= Interior radiation control coating =

Interior Radiation Control Coating Systems (IRCCS), sometimes referred to as radiant barrier coatings, are paints designed to provide thermal insulation to buildings.

==Standards==
The American Society for Testing and Materials (ASTM) and the Reflective Insulation Manufacturer's Association (RIMA) have established an industry standard for evaluating paints claiming to have insulating characteristics. The energy conserving property has been defined as thermal emittance (the ability of a surface to release radiant energy that it has absorbed). Those coatings qualified as Interior Radiation Control Coatings must show a thermal emittance of 0.25 or less. This means that an IRCCS will block 75% or more of the radiant heat transfer.
These low "E" coatings were originally developed in 1978 at the Solar Energy Corporation (SOLEC) in Princeton, New Jersey for use in tubular evacuated solar collectors. The developer, Robert Aresty, designed them to be used as low emissivity surfaces
on glass to replace vacuum deposited surfaces.
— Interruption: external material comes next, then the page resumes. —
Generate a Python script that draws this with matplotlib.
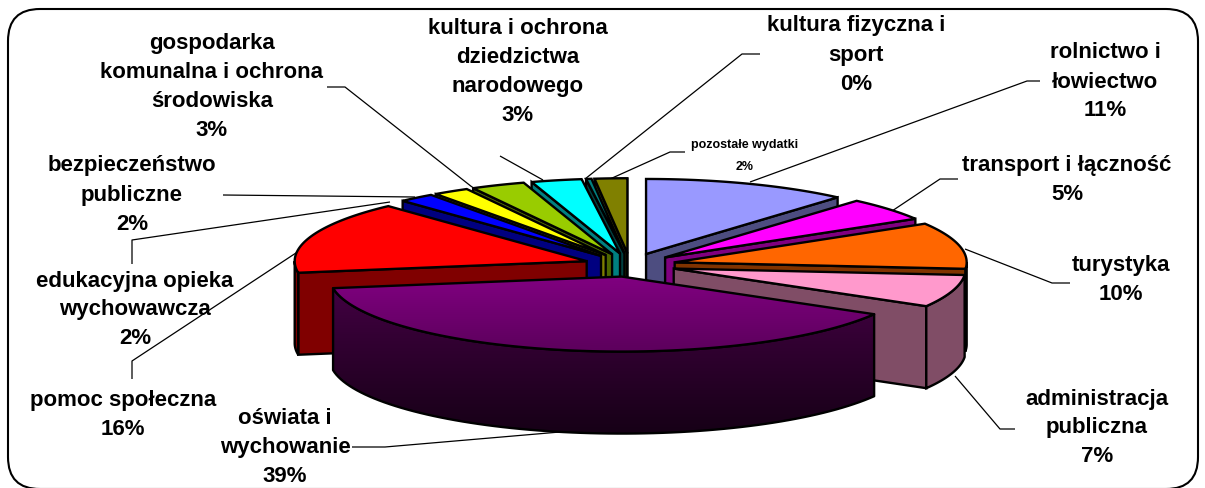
import numpy as np
import matplotlib
matplotlib.use("Agg")
import matplotlib.pyplot as plt
from matplotlib.patches import Polygon, FancyBboxPatch
from matplotlib.colors import to_rgb, LinearSegmentedColormap

# slices clockwise from 12 o'clock, percent
names = ["rolnictwo i\nłowiectwo", "transport i łączność", "turystyka",
         "administracja\npubliczna", "oświata i\nwychowanie", "pomoc społeczna",
         "edukacyjna opieka\nwychowawcza", "bezpieczeństwo\npubliczne",
         "gospodarka\nkomunalna i ochrona\nśrodowiska",
         "kultura i ochrona\ndziedzictwa\nnarodowego",
         "kultura fizyczna i\nsport", "pozostałe wydatki"]
values = [11.4, 5, 10, 7, 39.2, 15.6, 2, 2, 3, 2.8, 0.3, 1.8]
colors = ["#9999FF", "#FF00FF", "#FF6600", "#FF99CC", "#800080", "#FF0000",
          "#0000FF", "#FFFF00", "#99CC00", "#00FFFF", "#008080", "#808000"]

# label centres in pixels
label_x = [1105, 1067, 1121, 1097, 285, 123, 135, 132, 212, 518, 856, 745]
label_y = [82, 180, 280, 428, 448, 415, 310, 195, 87, 72, 55, 156]

# leader lines, one for each label
leaders = [[(1040, 82), (1027, 82), (750, 183)],
           [(958, 180), (940, 180), (892, 212)],
           [(1070, 284), (1052, 284), (965, 250)],
           [(1015, 430), (1000, 430), (955, 377)],
           [(352, 448), (385, 448), (560, 433)],
           [(132, 380), (132, 362), (302, 250)],
           [(132, 265), (132, 241), (390, 203)],
           [(223, 196), (415, 198)],
           [(327, 88), (345, 88), (472, 188)],
           [(500, 157), (543, 181)],
           [(760, 55), (742, 55), (585, 180)],
           [(685, 153), (670, 153), (610, 180)]]

CX, CY = 630, 266
RX, RY = 292, 75
DEPTH = 82
EXPLODE = 0.157
EDGE = 1.7

fig = plt.figure(figsize=(12.05, 4.89), dpi=100)
ax = fig.add_axes([0, 0, 1, 1])
ax.set_xlim(0, 1205)
ax.set_ylim(489, 0)
ax.axis("off")

ax.add_patch(FancyBboxPatch((38, 40), 1130, 420, boxstyle="round,pad=30,rounding_size=32",
                            fc="white", ec="black", lw=1.5, zorder=1))


def rim(ox, oy, a, b, n=80):
    t = np.radians(np.linspace(a, b, n))
    return np.column_stack([ox + RX * np.sin(t), oy - RY * np.cos(t)])


def gradient_fill(poly, c1, c2, z):
    cmap = LinearSegmentedColormap.from_list("g", [c1, c2])
    y0, y1 = poly[:, 1].min(), poly[:, 1].max()
    x0, x1 = poly[:, 0].min(), poly[:, 0].max()
    im = ax.imshow(np.linspace(0, 1, 200).reshape(-1, 1), cmap=cmap, aspect="auto",
                   extent=[x0, x1, y1, y0], zorder=z)
    p = Polygon(poly, closed=True, fc="none", ec="black", lw=EDGE, joinstyle="round", zorder=z + 0.1)
    ax.add_patch(p)
    im.set_clip_path(p)


def dark(c, f=0.5):
    return tuple(v * f for v in to_rgb(c))


fracs = np.array(values) / sum(values) * 360
ends = np.cumsum(fracs)
starts = ends - fracs
mids = (starts + ends) / 2

order = np.argsort(-np.cos(np.radians(mids)))
z = 3
for i in order:
    a, b, m = starts[i], ends[i], np.radians(mids[i])
    ox = CX + EXPLODE * RX * np.sin(m)
    oy = CY - EXPLODE * RY * np.cos(m)
    is_main = names[i].startswith("oświata")
    side = dark(colors[i])

    # radial walls that face the viewer
    for ang, vis in ((a, np.sin(np.radians(a)) < 0), (b, np.sin(np.radians(b)) > 0)):
        if vis:
            p = rim(ox, oy, ang, ang, 1)[0]
            wall = np.array([[ox, oy], p, p + [0, DEPTH], [ox, oy + DEPTH]])
            ax.add_patch(Polygon(wall, closed=True, fc=side, ec="black", lw=EDGE, zorder=z))
            z += 1

    # outer wall, front half only
    lo, hi = max(a, 90), min(b, 270)
    if lo < hi:
        arc = rim(ox, oy, lo, hi)
        wall = np.vstack([arc, arc[::-1] + [0, DEPTH]])
        if is_main:
            gradient_fill(wall, "#420042", "#160016", z)
        else:
            ax.add_patch(Polygon(wall, closed=True, fc=side, ec="black", lw=EDGE, zorder=z))
        z += 1

    top = np.vstack([[ox, oy], rim(ox, oy, a, b)])
    if is_main:
        gradient_fill(top, "#800080", "#5C005C", z)
    else:
        ax.add_patch(Polygon(top, closed=True, fc=colors[i], ec="black", lw=EDGE, zorder=z))
    z += 1

for line in leaders:
    pts = np.array(line)
    ax.plot(pts[:, 0], pts[:, 1], color="black", lw=0.9, zorder=2, solid_capstyle="butt")

ax.set_xlim(0, 1205)
ax.set_ylim(489, 0)

for i, name in enumerate(names):
    small = name.startswith("pozosta")
    ax.text(label_x[i], label_y[i], f"{name}\n{round(values[i])}%", ha="center", va="center",
            family="Liberation Sans", fontweight="bold", fontsize=9 if small else 16,
            linespacing=2.1 if small else 1.5, color="black", zorder=500)

fig.savefig("out.png", dpi=100)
While SOLEC was doing collaborative work with the Florida Solar Energy Center (FSEC), Phillip Fairey, research director at FSEC and world-renowned researcher in radiant barriers discovered the availability of these coatings in the SOLEC labs. He immediately grasped that they might be used as a replacement for foil radiant barriers, and proceeded to perform experiments verifying their viability for this use. In 1986 these coatings were applied for the first commercial application in homes built by Centex Corporation.

==Uses==
Uses of IRCCS includes residential and commercial building insulation, as well as industrial and automotive applications.